After more than two decades of misery, the Pittsburgh Pirates celebrated their return to postseason action with a rousing 6-2 home victory over the Cincinnati Reds in their do-or-die National League wild-card play-off game.
Left-hander Francisco Liriano held the Reds to one run on four hits over seven innings and was backed by two home runs from catcher Russell Martin as a standing-room only crowd of more than 40,000 at PNC Park waved black hankies and roared their support at Pittsburgh's first playoff game in 21 years.

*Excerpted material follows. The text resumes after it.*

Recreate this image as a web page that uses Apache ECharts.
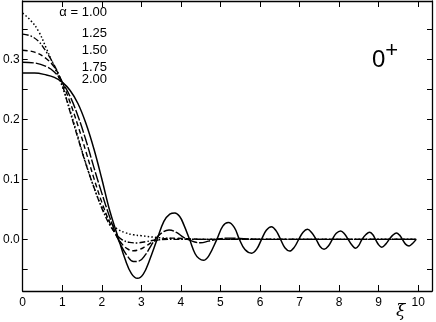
<!DOCTYPE html>
<html>
<head>
<meta charset="utf-8">
<script src="https://cdn.jsdelivr.net/npm/echarts@6/dist/echarts.min.js"></script>
<style>
html, body { margin: 0; padding: 0; background: #fff; }
#chart { width: 436px; height: 322px; }
</style>
</head>
<body>
<div id="chart"></div>
<script>
// curves, [xi, value]
var alpha100 = [[0, 0.377], [0.2, 0.365], [0.4, 0.347], [0.6, 0.318], [0.75, 0.295], [0.9, 0.272], [1.0, 0.255], [1.2, 0.215], [1.4, 0.17], [1.6, 0.126], [1.8, 0.087], [2.0, 0.054], [2.2, 0.03], [2.4, 0.017], [2.6, 0.011], [2.8, 0.0075], [3.0, 0.006], [3.4, 0.003], [3.8, 0.0012], [4.3, 0], [9.95, 0]]
var alpha125 = [[0, 0.342], [0.2, 0.339], [0.4, 0.33], [0.6, 0.312], [0.8, 0.29], [0.96, 0.266], [1.2, 0.212], [1.4, 0.168], [1.6, 0.125], [1.8, 0.087], [2.0, 0.052], [2.2, 0.024], [2.35, 0.01], [2.5, 0.0], [2.7, -0.005], [2.9, -0.006], [3.1, -0.004], [3.4, -0.001], [3.8, 0], [9.95, 0]]
var alpha150 = [[0, 0.315], [0.3, 0.312], [0.6, 0.301], [0.8, 0.287], [0.96, 0.268], [1.2, 0.228], [1.4, 0.189], [1.6, 0.146], [1.8, 0.102], [2.0, 0.062], [2.2, 0.028], [2.35, 0.008], [2.5, -0.007], [2.65, -0.016], [2.8, -0.019], [2.95, -0.017], [3.1, -0.012], [3.3, -0.004], [3.5, 0.0], [3.8, 0.002], [4.2, 0.001], [4.6, 0], [9.95, 0]]
var alpha175 = [[0, 0.295], [0.3, 0.294], [0.6, 0.288], [0.8, 0.279], [0.96, 0.266], [1.2, 0.238], [1.4, 0.205], [1.6, 0.165], [1.8, 0.12], [2.0, 0.077], [2.2, 0.037], [2.35, 0.01], [2.5, -0.012], [2.65, -0.028], [2.8, -0.037], [2.95, -0.036], [3.1, -0.026], [3.25, -0.01], [3.35, 0], [3.5, 0.01], [3.7, 0.0155], [3.9, 0.011], [4.05, 0.004], [4.17, 0], [4.35, -0.0045], [4.5, -0.0057], [4.7, -0.003], [4.9, 0], [5.2, 0.002], [5.5, 0.0015], [6.0, 0], [9.95, 0]]
var alpha200 = [[0, 0.277], [0.3, 0.277], [0.6, 0.274], [0.8, 0.27], [1.0, 0.262], [1.2, 0.248], [1.4, 0.226], [1.6, 0.193], [1.8, 0.151], [2.0, 0.101], [2.2, 0.048], [2.4, 0.006], [2.6, -0.035], [2.75, -0.057], [2.9, -0.065], [3.05, -0.058], [3.2, -0.036], [3.4, 0], [3.57, 0.03], [3.72, 0.042], [3.85, 0.044], [3.97, 0.038], [4.07, 0.025], [4.22, 0], [4.36, -0.024], [4.46, -0.032], [4.57, -0.035], [4.71, -0.027], [4.91, 0], [5.06, 0.022], [5.2, 0.028], [5.35, 0.02], [5.48, 0], [5.62, -0.017], [5.79, -0.023], [5.92, -0.016], [6.04, 0], [6.16, 0.015], [6.29, 0.021], [6.41, 0.014], [6.52, 0], [6.63, -0.014], [6.75, -0.0195], [6.87, -0.013], [6.98, 0], [7.09, 0.012], [7.2, 0.0167], [7.31, 0.011], [7.42, 0], [7.52, -0.012], [7.62, -0.0167], [7.73, -0.011], [7.83, 0], [7.93, 0.01], [8.04, 0.014], [8.14, 0.009], [8.23, 0], [8.33, -0.01], [8.42, -0.015], [8.5, -0.01], [8.58, 0], [8.68, 0.008], [8.77, 0.0117], [8.85, 0.008], [8.92, 0], [9.0, -0.009], [9.08, -0.013], [9.18, -0.008], [9.27, 0], [9.36, 0.007], [9.45, 0.0105], [9.53, 0.007], [9.6, 0], [9.68, -0.008], [9.77, -0.011], [9.87, -0.006], [9.95, 0]]

var xTicks = [0, 1, 2, 3, 4, 5, 6, 7, 8, 9, 10]
var yLabels = [0, 0.1, 0.2, 0.3]
var yTicks = [-0.05, 0, 0.05, 0.1, 0.15, 0.2, 0.25, 0.3, 0.35]
var alphaLabels = ['α = 1.00', '1.25', '1.50', '1.75', '2.00']

var chart = echarts.init(document.getElementById('chart'))
var frame = { show: true, onZero: false, lineStyle: { color: '#000', width: 1.3 } }
var labelFont = { color: '#000', fontSize: 12, fontFamily: 'Liberation Sans' }

function curve(data, type, width) {
  return {
    type: 'line',
    data: data,
    smooth: 0.4,
    showSymbol: false,
    animation: false,
    lineStyle: { color: '#000', width: width, type: type }
  }
}

var option = {
  animation: false,
  grid: { left: 20, right: 4, top: 1, bottom: 31 },
  xAxis: [
    {
      type: 'value', min: 0, max: 10.35, position: 'bottom',
      axisLine: frame,
      axisTick: { show: true, inside: true, length: 6, customValues: xTicks, lineStyle: { color: '#000' } },
      axisLabel: Object.assign({ customValues: xTicks, margin: 6 }, labelFont),
      splitLine: { show: false }
    },
    {
      type: 'value', min: 0, max: 10.35, position: 'top',
      axisLine: frame,
      axisTick: { show: true, inside: true, length: 6, customValues: xTicks, lineStyle: { color: '#000' } },
      axisLabel: { show: false },
      splitLine: { show: false }
    }
  ],
  yAxis: [
    {
      type: 'value', min: -0.0861, max: 0.3972, position: 'left',
      axisLine: frame,
      axisTick: { show: true, inside: true, length: 5, customValues: yTicks, lineStyle: { color: '#000' } },
      axisLabel: Object.assign({
        customValues: yLabels, margin: 3,
        formatter: function (v) { return v.toFixed(1) }
      }, labelFont),
      splitLine: { show: false }
    },
    {
      type: 'value', min: -0.0861, max: 0.3972, position: 'right',
      axisLine: frame,
      axisTick: { show: true, inside: true, length: 5, customValues: yTicks, lineStyle: { color: '#000' } },
      axisLabel: { show: false },
      splitLine: { show: false }
    }
  ],
  series: [
    curve(alpha100, [1.5, 2.2], 1.5),
    curve(alpha125, [6, 2, 1.5, 2], 1.4),
    curve(alpha150, [5, 3], 1.4),
    curve(alpha175, [11, 2], 1.4),
    curve(alpha200, 'solid', 1.5)
  ],
  graphic: [
    { type: 'text', right: 329, top: 6, style: { text: alphaLabels[0], fill: '#000', font: '13px "Liberation Sans"' } },
    { type: 'text', right: 329, top: 27, style: { text: alphaLabels[1], fill: '#000', font: '13px "Liberation Sans"' } },
    { type: 'text', right: 329, top: 44, style: { text: alphaLabels[2], fill: '#000', font: '13px "Liberation Sans"' } },
    { type: 'text', right: 329, top: 61, style: { text: alphaLabels[3], fill: '#000', font: '13px "Liberation Sans"' } },
    { type: 'text', right: 329, top: 73, style: { text: alphaLabels[4], fill: '#000', font: '13px "Liberation Sans"' } },
    {
      type: 'text', left: 372, top: 40,
      style: {
        text: '{a|0}{b|+}', fill: '#000',
        rich: {
          a: { fontSize: 24, fontFamily: 'Liberation Sans', verticalAlign: 'bottom' },
          b: { fontSize: 22, fontFamily: 'Liberation Sans', padding: [0, 0, 10, 0] }
        }
      }
    },
    { type: 'text', left: 396, top: 303, style: { text: 'ξ', fill: '#000', font: 'italic 17px "DejaVu Serif"' } }
  ]
}
chart.setOption(option)
</script>
</body>
</html>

The victory advanced the Pirates to the best-of-five division series against top-seeded NL Central champions the Cardinals starting on Thursday in St Louis.
"You talk about feeling good all over," Pirates manager Clint Hurdle said after players showered him with champagne.
"Our ball park showed up. Our fan base showed up. Our city showed up. Our guys fed off of that from the beginning. It was tremendous energy. I've been to a lot of great venues, played in important games, but that spark from our fan base, I don't know if I ever felt that before."
Liriano was dominant, setting down the first nine Reds batters, who did not get the ball out of the infield until the fourth inning. The Dominican walked one and struck out five before giving way to Tony Watson and closer Jason Grilli.
Second-inning home runs by Marlon Byrd and Martin off Reds starter Johnny Cueto got the Pirates started and they added another run in the third on Pedro Alvarez's sacrifice fly for a 3-0 lead.
The home run by 36-year-old Byrd came in his first postseason at-bat after playing 1,250 major league games for seven clubs.
Martin saluted the work of starter Liriano and the lift the team got from the fans and looked forward to the rest of the postseason. "Francisco pitched an unbelievable game and we were able to score some runs for him," his battery mate said.
"It was overall a great day for everybody in Pittsburgh. This is 20 years of waiting and you just saw it all come out in one night. Hopefully, we can keep this atmosphere late into October."